Shabu Shabu is from Japanese and means, I think, swish swish. It's an onomatopoeia for how the food is (should be) cooked at this kind of establishment. The process for getting your meal is as follows: Customers are seated at tables with individual pots. They then choose what broth they would like and it is poured into the pots by the server.  Once the broth comes to a simmer, they add vegetables, meat and other. The meat should be held in chopsticks and swished back and forth until cooked. In Taiwan, however, the meat is simply dumped in the pot and cooked until well-done. When the ingredients appear to be cooked or over-cooked (every man to his own), they are fished out and seasoned for eating. New ingredients are continuously added by the customer, who is also the cook. Seasonings include green onions, garlic, chili, cilantro parsley, soy sauce and sand-tea sauce (沙茶醬), which is a clumpy peanut butter and fish sauce. I usually throw a little white vinegar in as well. Here's a link for the run-down on how to proceed at a Shabu Shabu: http://www.squidoo.com/hotpot

The reason I took this shot was my family just ate dinner there 12 days ago. It was a Monday night and still the place was packed. The restaurant was popular because they had all-you-can eat vegetables, shrimp and clams, ice cream and cakes. There was also a soda pop machine, coffee brewer and half a dozen varieties of tea. To top it off, these creative restauranteurs kicked in a multi-tiered chocolate fountain for marshmellow and cookie dipping. Who would have known the restaurant was on its last legs?
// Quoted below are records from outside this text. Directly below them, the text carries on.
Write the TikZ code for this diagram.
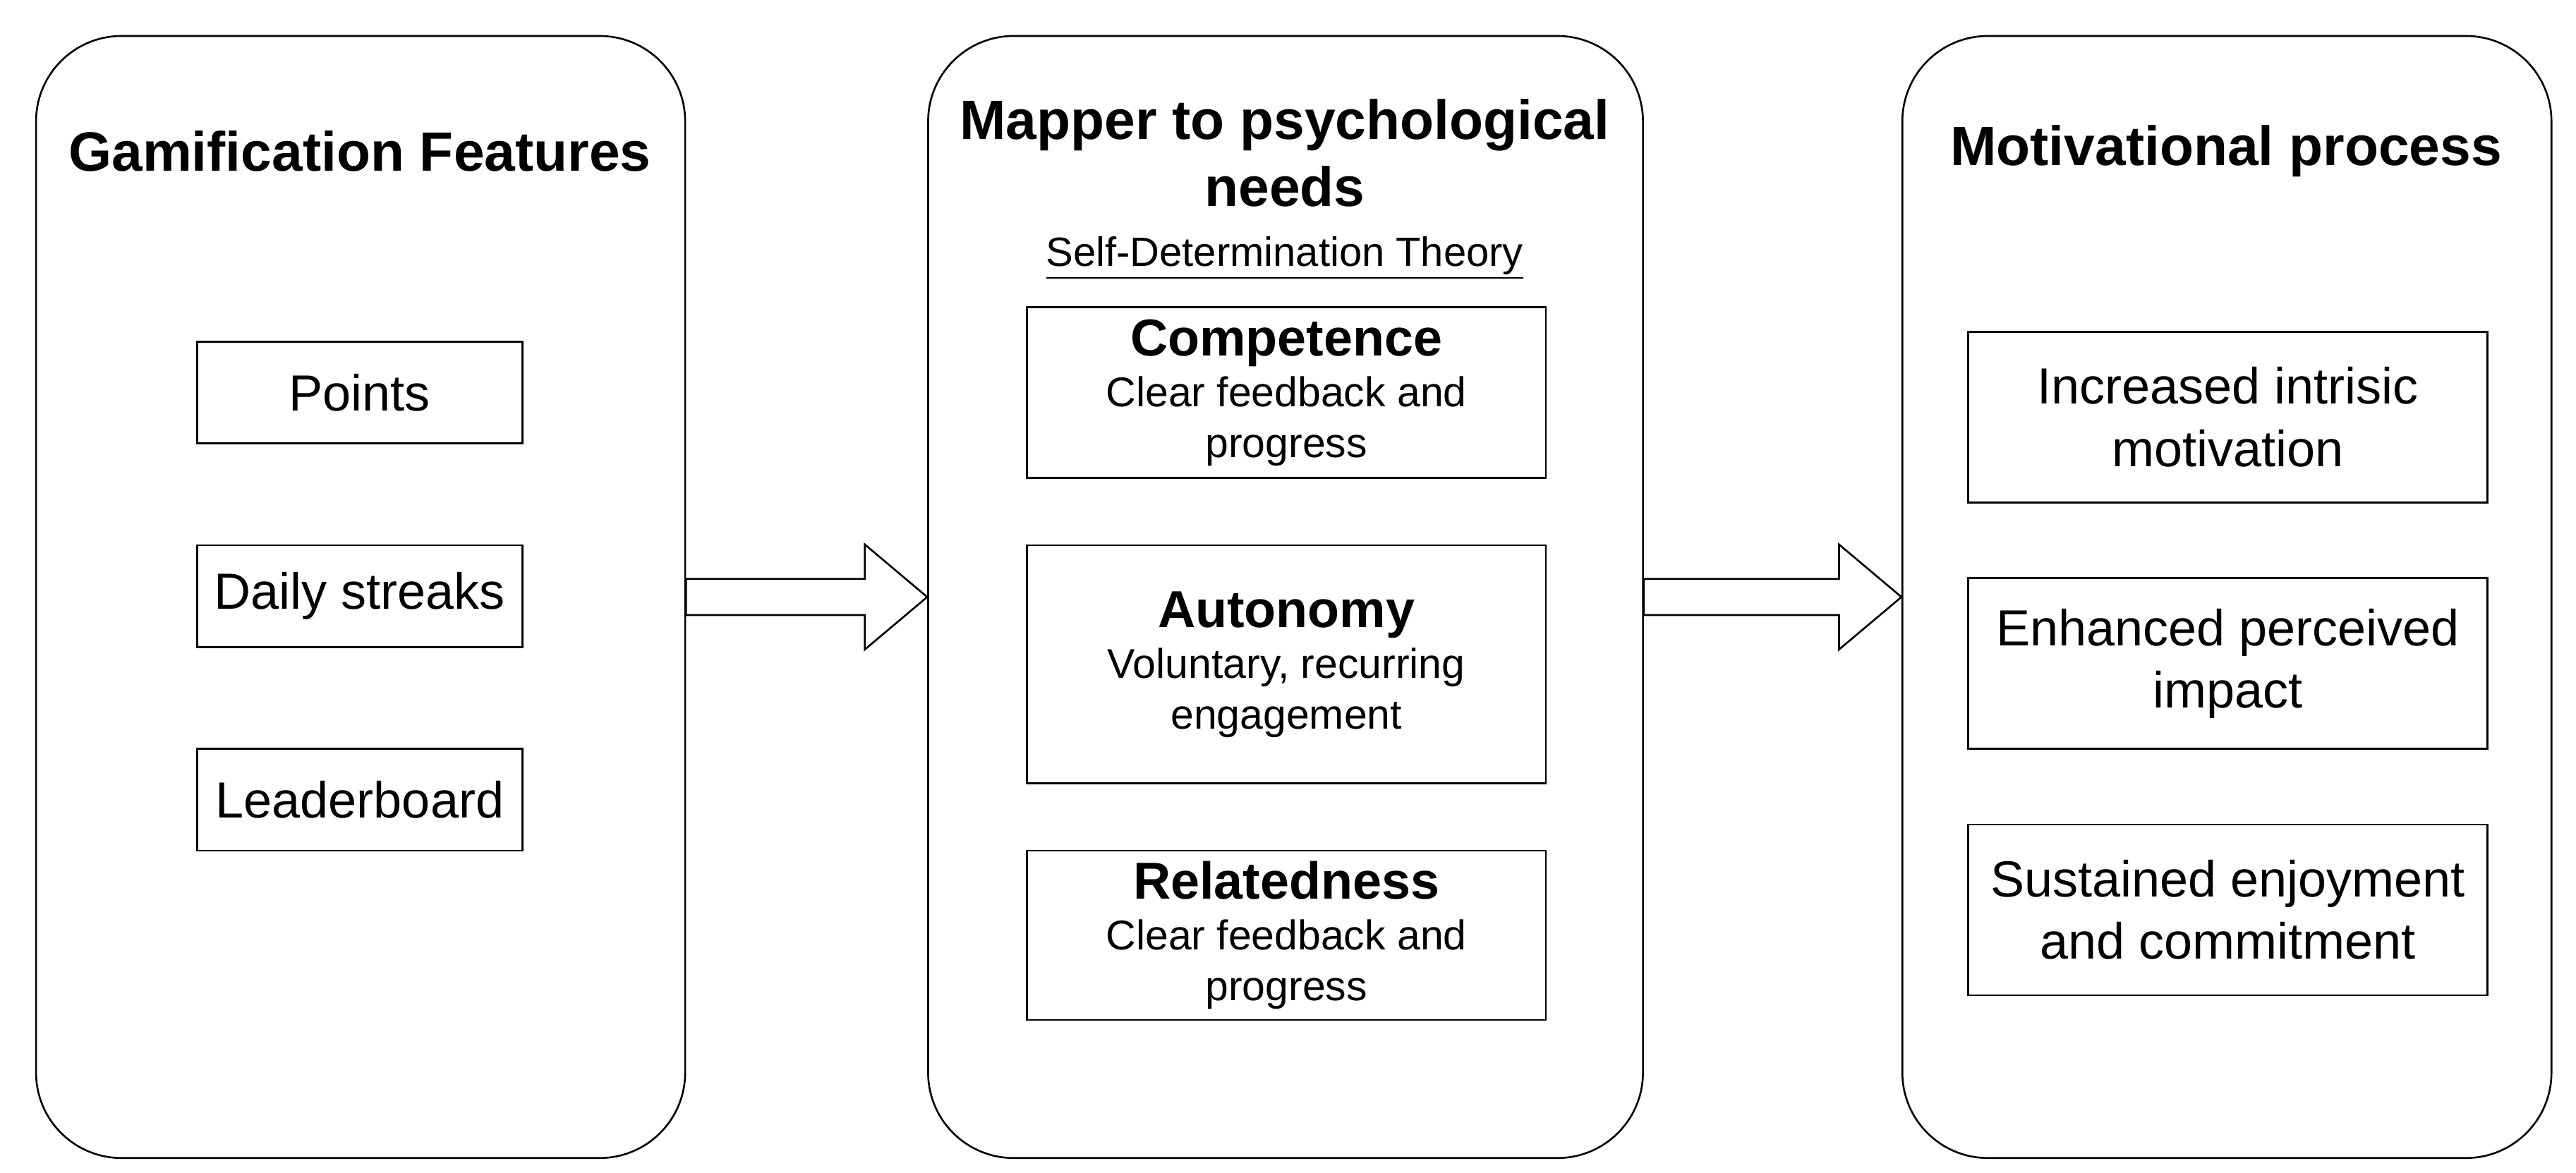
\documentclass[tikz,border=0pt]{standalone}
\usepackage{fontspec}
\setmainfont{Liberation Sans}
\usetikzlibrary{calc}
\tikzset{
  panel/.style={draw, thick, rounded corners=1.3cm, minimum width=9.875cm, minimum height=17.075cm},
  ttl/.style={font=\fontsize{24}{29}\selectfont\bfseries, align=center},
  feat/.style={draw, thick, minimum width=4.95cm, minimum height=1.55cm, font=\fontsize{22}{26}\selectfont},
  need/.style={draw, thick, minimum width=7.9cm, align=center, font=\fontsize{18}{22}\selectfont},
  proc/.style={draw, thick, minimum width=7.9cm, minimum height=2.6cm, align=center, font=\fontsize{22}{27}\selectfont},
  block/.style={draw, thick, fill=white}
}
\newcommand{\nm}[1]{{\fontsize{22.5}{26}\selectfont\bfseries #1}}
\begin{document}
\begin{tikzpicture}[x=0.025cm, y=-0.025cm]
\useasboundingbox (0,0) rectangle (1568,714);
% panels
\node (gam)[panel] at (219.5,363.5) {};
\node (map)[panel, minimum width=10.875cm] at (782.5,363.5) {};
\node (mot)[panel] at (1355.5,363.5) {};
% titles
\node[ttl] at (219,92) {Gamification Features};
\node[ttl] at (782,93) {Mapper to psychological\\needs};
\node[font=\fontsize{17.7}{21}\selectfont] at (782,157) {\underline{Self-Determination Theory}};
\node[ttl] at (1355,92) {Motivational process};
% features
\node (pts)[feat] at (219,239) {Points};
\node (day)[feat] at (219,363) {Daily streaks};
\node (lead)[feat] at (219,487) {Leaderboard};
% needs
\node (comp)[need, minimum height=2.6cm] at (783,239) {\nm{Competence}\\Clear feedback and\\progress};
\node (auto)[need, minimum height=3.625cm] at (783,404.5) {\nm{Autonomy}\\Voluntary, recurring\\engagement};
\node (rel)[need, minimum height=2.575cm] at (783,569.5) {\nm{Relatedness}\\Clear feedback and\\progress};
% process
\node (intr)[proc] at (1356,254) {Increased intrisic\\motivation};
\node (imp)[proc] at (1356,404) {Enhanced perceived\\impact};
\node (enj)[proc] at (1356,554) {Sustained enjoyment\\and commitment};
% block arrows
\draw[block] ($(gam.east)+(0,-11)$) -- ($(map.west)+(-38,-11)$) -- ($(map.west)+(-38,-32)$)
  -- (map.west) -- ($(map.west)+(-38,32)$) -- ($(map.west)+(-38,11)$) -- ($(gam.east)+(0,11)$) -- cycle;
\draw[block] ($(map.east)+(0,-11)$) -- ($(mot.west)+(-38,-11)$) -- ($(mot.west)+(-38,-32)$)
  -- (mot.west) -- ($(mot.west)+(-38,32)$) -- ($(mot.west)+(-38,11)$) -- ($(map.east)+(0,11)$) -- cycle;
\end{tikzpicture}
\end{document}
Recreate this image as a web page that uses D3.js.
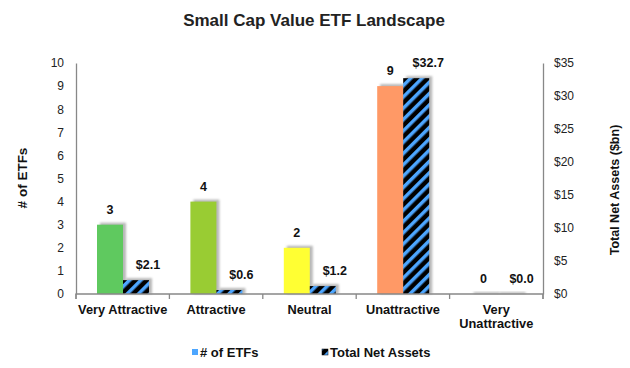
<!DOCTYPE html>
<html><head><meta charset="utf-8">
<script src="https://cdn.jsdelivr.net/npm/d3@7"></script>
<style>body{margin:0;background:#fff}svg{font-family:"Liberation Sans",Arial,sans-serif}</style>
</head><body><svg id="c" width="630" height="368"></svg>
<script>
const categories = ["Very Attractive","Attractive","Neutral","Unattractive","Very Unattractive"];
const etfCounts = [3,4,2,9,0];
const netAssets = [2.1,0.6,1.2,32.7,0.0];
const barColors = ["#5fc95f","#99cc33","#ffff33","#ff9966","#bbbbbb"];
const leftTicks = [0,1,2,3,4,5,6,7,8,9,10];
const rightTicks = [0,5,10,15,20,25,30,35];

const svg = d3.select("#c");
const L = 76, R = 543, T = 63, B = 294;
const x = d3.scaleBand().domain(categories).range([L,R]).paddingInner(0).paddingOuter(0);
const yL = d3.scaleLinear().domain([0,10]).range([B,T]);
const yR = d3.scaleLinear().domain([0,35]).range([B,T]);
const bw = 26, off = 21;

const defs = svg.append("defs");
const pat = defs.append("pattern").attr("id","hatch").attr("patternUnits","userSpaceOnUse")
  .attr("width",8).attr("height",8).attr("patternTransform","rotate(45)");
pat.append("rect").attr("width",8).attr("height",8).attr("fill","#000");
pat.append("rect").attr("x",0).attr("width",3.5).attr("height",8).attr("fill","#4da6ff");
const flt = defs.append("filter").attr("id","blur").attr("x","-20%").attr("y","-20%").attr("width","140%").attr("height","140%");
flt.append("feGaussianBlur").attr("stdDeviation",0.8);

svg.append("text").attr("x",314).attr("y",26).attr("text-anchor","middle")
  .attr("font-size",17).attr("font-weight","bold").attr("fill","#222").text("Small Cap Value ETF Landscape");

// shadows
const g = svg.append("g");
categories.forEach((c,i)=>{
  const x0 = x(c)+off;
  const h1 = B - yL(etfCounts[i]);
  g.append("rect").attr("x",x0+3).attr("y",yL(etfCounts[i])-2).attr("width",bw).attr("height",h1+2).attr("fill","#b8b8b8").attr("filter","url(#blur)");
  const h2 = B - yR(netAssets[i]);
  g.append("rect").attr("x",x0+bw+3).attr("y",yR(netAssets[i])-2).attr("width",bw).attr("height",h2+2).attr("fill","#b8b8b8").attr("filter","url(#blur)");
});
categories.forEach((c,i)=>{
  const x0 = x(c)+off;
  g.append("rect").attr("x",x0).attr("y",yL(etfCounts[i])).attr("width",bw).attr("height",B-yL(etfCounts[i])).attr("fill",barColors[i]);
  g.append("rect").attr("x",x0+bw).attr("y",yR(netAssets[i])).attr("width",bw).attr("height",B-yR(netAssets[i])).attr("fill","url(#hatch)");
  g.append("text").attr("x",x0+bw/2).attr("y",yL(etfCounts[i])-11).attr("text-anchor","middle")
    .attr("font-size",12.5).attr("font-weight","bold").attr("fill","#111").text(etfCounts[i]);
  g.append("text").attr("x",x0+bw*1.5+12).attr("y",yR(netAssets[i])-11).attr("text-anchor","middle")
    .attr("font-size",12.5).attr("font-weight","bold").attr("fill","#111").text("$"+netAssets[i].toFixed(1));
});

// axes
const axL = svg.append("g").attr("transform",`translate(${L},0)`)
  .call(d3.axisLeft(yL).tickValues(leftTicks).tickSize(0).tickPadding(12));
const axR = svg.append("g").attr("transform",`translate(${R},0)`)
  .call(d3.axisRight(yR).tickValues(rightTicks).tickSize(0).tickPadding(11).tickFormat(d=>"$"+d));
[axL,axR].forEach(a=>{
  a.select(".domain").attr("stroke","#888").attr("stroke-width",1.3);
  a.selectAll("text").attr("font-size",12).attr("fill","#222").attr("font-family","Liberation Sans, Arial, sans-serif");
});
const axB = svg.append("g").attr("transform",`translate(0,${B})`)
  .call(d3.axisBottom(x).tickSize(5).tickFormat(""));
axB.select(".domain").attr("stroke","#888").attr("stroke-width",1.3).attr("d",`M${L},5V0H${R}V5`);
axB.selectAll(".tick").remove();
const edges = categories.map(c=>x(c)).concat([R]);
edges.forEach(e=>axB.append("line").attr("x1",e).attr("x2",e).attr("y1",0).attr("y2",5).attr("stroke","#888").attr("stroke-width",1.3));
categories.forEach(c=>{
  const cx = x(c)+x.bandwidth()/2;
  const t = axB.append("text").attr("text-anchor","middle").attr("font-size",12.8).attr("font-weight","bold").attr("fill","#111");
  if (c==="Very Unattractive") {
    t.append("tspan").attr("x",cx).attr("y",20).text("Very");
    t.append("tspan").attr("x",cx).attr("y",34).text("Unattractive");
  } else t.attr("x",cx).attr("y",20).text(c);
});

svg.append("text").attr("transform","translate(27,178) rotate(-90)").attr("text-anchor","middle")
  .attr("font-size",13.5).attr("font-weight","bold").attr("fill","#111").text("# of ETFs");
svg.append("text").attr("transform","translate(619,190) rotate(-90)").attr("text-anchor","middle")
  .attr("font-size",12.5).attr("font-weight","bold").attr("fill","#111").text("Total Net Assets ($bn)");

// legend
const lg = svg.append("g");
lg.append("rect").attr("x",192).attr("y",349).attr("width",6).attr("height",6).attr("fill","#4da6ff");
lg.append("text").attr("x",200).attr("y",357).attr("font-size",13).attr("font-weight","bold").attr("fill","#111").text("# of ETFs");
lg.append("rect").attr("x",322).attr("y",349).attr("width",6).attr("height",6).attr("fill","url(#hatch)").attr("stroke","#000").attr("stroke-width",0.5);
lg.append("text").attr("x",330).attr("y",357).attr("font-size",13).attr("font-weight","bold").attr("fill","#111").text("Total Net Assets");
</script></body></html>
I guess there were signs though, see the outrageous bill we paid -- almost NT$1,000 which included new goodies (a ten-percent service charge even though you retrieve the food yourself and do your own cooking and a NT$140 surcharge for infants). 

When a restaurant that can fill its tables on a Monday suddenly closes down in Taipei, it's a probably a matter of paying the rent. This is how it seems to go here: If you can't bring in customers, you shutter because you're not able to make ends meet. If you are successful, the owner of the property recognizes you are in the black and raises the rent to a rate that you can no longer be profitable at. Two McDonalds and a Wellcome Supermarket have also left our community in the last couple of years. Not that I am lamenting these facts. I was curious about McDonalds vacating the corner of Wanda Road (萬大路) and Dong Yuan Street (東園街) though. After they left, the landlord wasn't able to find a tenant for this extremely high-activity spot for over a year, and I'm guessing it came down to a staggeringly high rent proposal. (Cafe 85 has since moved in and is packed into the wee hours.)

My family has a lot of memories from this Shabu Shabu spot. In a previous life, it was the banquet hall in which my brother and sister-in-law were married. I'll never forget being left with a bag containing around US$10,000 full of red envelops after all of the festive relatives, friends and associates had staggered off. That'll teach me not to go off for a last-minute leak. Anyway, I did the negotiating for their wedding dinner. I am proud to say I held my own too; I even pretended to count empty beer bottles. 

I wonder how long it is before another business establishment settles here, how long it lasts and what it is. Hopefully, the new owners will take into account the high turnover of previous businesses when they enter into negotiations.